— Begin DATA LINES —

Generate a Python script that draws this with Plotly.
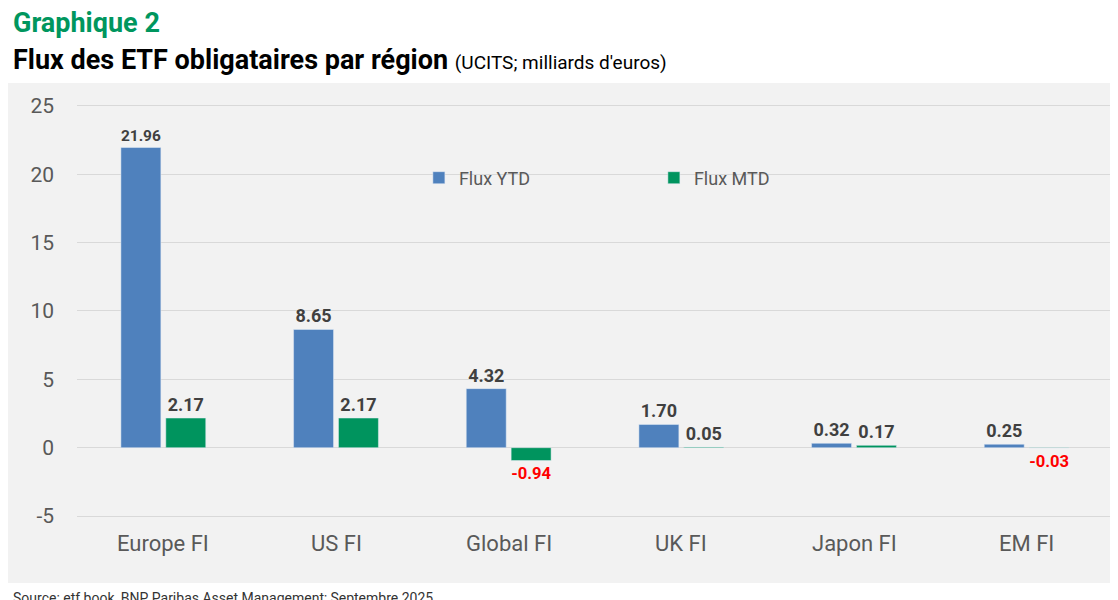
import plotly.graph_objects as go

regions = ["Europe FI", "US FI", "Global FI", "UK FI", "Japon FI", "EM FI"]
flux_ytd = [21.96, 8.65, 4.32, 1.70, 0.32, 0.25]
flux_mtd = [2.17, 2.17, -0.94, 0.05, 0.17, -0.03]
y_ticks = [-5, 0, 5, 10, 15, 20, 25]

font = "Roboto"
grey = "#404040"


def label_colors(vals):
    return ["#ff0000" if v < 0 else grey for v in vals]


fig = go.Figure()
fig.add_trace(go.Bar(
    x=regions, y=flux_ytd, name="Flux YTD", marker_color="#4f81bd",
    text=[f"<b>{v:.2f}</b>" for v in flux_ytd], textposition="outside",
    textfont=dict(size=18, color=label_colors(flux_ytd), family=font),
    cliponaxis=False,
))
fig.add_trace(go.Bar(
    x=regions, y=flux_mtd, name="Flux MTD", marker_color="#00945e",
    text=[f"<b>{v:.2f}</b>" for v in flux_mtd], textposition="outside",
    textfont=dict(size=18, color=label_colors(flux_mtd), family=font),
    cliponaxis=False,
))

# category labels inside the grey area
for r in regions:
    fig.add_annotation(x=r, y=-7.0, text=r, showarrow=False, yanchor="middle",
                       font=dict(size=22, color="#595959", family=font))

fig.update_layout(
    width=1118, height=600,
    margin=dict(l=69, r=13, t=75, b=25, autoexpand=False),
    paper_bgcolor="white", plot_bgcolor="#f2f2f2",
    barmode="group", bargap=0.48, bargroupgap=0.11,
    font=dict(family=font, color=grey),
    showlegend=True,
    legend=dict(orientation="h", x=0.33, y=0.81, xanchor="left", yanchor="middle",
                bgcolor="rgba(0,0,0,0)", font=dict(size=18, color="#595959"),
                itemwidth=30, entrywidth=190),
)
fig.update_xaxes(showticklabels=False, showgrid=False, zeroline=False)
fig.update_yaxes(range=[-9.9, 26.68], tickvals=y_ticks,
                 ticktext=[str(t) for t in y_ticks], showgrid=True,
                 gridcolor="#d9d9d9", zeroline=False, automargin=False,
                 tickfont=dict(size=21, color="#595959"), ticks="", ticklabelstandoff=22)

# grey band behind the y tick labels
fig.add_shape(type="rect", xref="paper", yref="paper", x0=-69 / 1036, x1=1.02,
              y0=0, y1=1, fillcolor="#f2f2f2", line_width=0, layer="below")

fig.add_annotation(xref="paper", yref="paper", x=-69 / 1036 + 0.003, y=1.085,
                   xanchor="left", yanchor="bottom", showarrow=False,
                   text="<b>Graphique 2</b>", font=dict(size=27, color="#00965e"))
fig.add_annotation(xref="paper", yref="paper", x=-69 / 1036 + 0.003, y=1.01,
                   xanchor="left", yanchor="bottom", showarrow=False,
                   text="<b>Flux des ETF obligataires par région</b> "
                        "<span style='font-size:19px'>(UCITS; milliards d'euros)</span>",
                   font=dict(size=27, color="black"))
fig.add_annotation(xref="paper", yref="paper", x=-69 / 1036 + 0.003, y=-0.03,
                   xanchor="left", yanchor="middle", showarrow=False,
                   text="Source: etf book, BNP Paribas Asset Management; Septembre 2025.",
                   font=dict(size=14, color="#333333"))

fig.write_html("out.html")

— End DATA LINES —

EXERCISE BRIEF:
Extract all the data above exactly, excluding every picture.

COMPLETED EXERCISE:
Generate a Python script that draws this with Plotly.
import plotly.graph_objects as go

regions = ["Europe FI", "US FI", "Global FI", "UK FI", "Japon FI", "EM FI"]
flux_ytd = [21.96, 8.65, 4.32, 1.70, 0.32, 0.25]
flux_mtd = [2.17, 2.17, -0.94, 0.05, 0.17, -0.03]
y_ticks = [-5, 0, 5, 10, 15, 20, 25]

font = "Roboto"
grey = "#404040"


def label_colors(vals):
    return ["#ff0000" if v < 0 else grey for v in vals]


fig = go.Figure()
fig.add_trace(go.Bar(
    x=regions, y=flux_ytd, name="Flux YTD", marker_color="#4f81bd",
    text=[f"<b>{v:.2f}</b>" for v in flux_ytd], textposition="outside",
    textfont=dict(size=18, color=label_colors(flux_ytd), family=font),
    cliponaxis=False,
))
fig.add_trace(go.Bar(
    x=regions, y=flux_mtd, name="Flux MTD", marker_color="#00945e",
    text=[f"<b>{v:.2f}</b>" for v in flux_mtd], textposition="outside",
    textfont=dict(size=18, color=label_colors(flux_mtd), family=font),
    cliponaxis=False,
))

# category labels inside the grey area
for r in regions:
    fig.add_annotation(x=r, y=-7.0, text=r, showarrow=False, yanchor="middle",
                       font=dict(size=22, color="#595959", family=font))

fig.update_layout(
    width=1118, height=600,
    margin=dict(l=69, r=13, t=75, b=25, autoexpand=False),
    paper_bgcolor="white", plot_bgcolor="#f2f2f2",
    barmode="group", bargap=0.48, bargroupgap=0.11,
    font=dict(family=font, color=grey),
    showlegend=True,
    legend=dict(orientation="h", x=0.33, y=0.81, xanchor="left", yanchor="middle",
                bgcolor="rgba(0,0,0,0)", font=dict(size=18, color="#595959"),
                itemwidth=30, entrywidth=190),
)
fig.update_xaxes(showticklabels=False, showgrid=False, zeroline=False)
fig.update_yaxes(range=[-9.9, 26.68], tickvals=y_ticks,
                 ticktext=[str(t) for t in y_ticks], showgrid=True,
                 gridcolor="#d9d9d9", zeroline=False, automargin=False,
                 tickfont=dict(size=21, color="#595959"), ticks="", ticklabelstandoff=22)

# grey band behind the y tick labels
fig.add_shape(type="rect", xref="paper", yref="paper", x0=-69 / 1036, x1=1.02,
              y0=0, y1=1, fillcolor="#f2f2f2", line_width=0, layer="below")

fig.add_annotation(xref="paper", yref="paper", x=-69 / 1036 + 0.003, y=1.085,
                   xanchor="left", yanchor="bottom", showarrow=False,
                   text="<b>Graphique 2</b>", font=dict(size=27, color="#00965e"))
fig.add_annotation(xref="paper", yref="paper", x=-69 / 1036 + 0.003, y=1.01,
                   xanchor="left", yanchor="bottom", showarrow=False,
                   text="<b>Flux des ETF obligataires par région</b> "
                        "<span style='font-size:19px'>(UCITS; milliards d'euros)</span>",
                   font=dict(size=27, color="black"))
fig.add_annotation(xref="paper", yref="paper", x=-69 / 1036 + 0.003, y=-0.03,
                   xanchor="left", yanchor="middle", showarrow=False,
                   text="Source: etf book, BNP Paribas Asset Management; Septembre 2025.",
                   font=dict(size=14, color="#333333"))

fig.write_html("out.html")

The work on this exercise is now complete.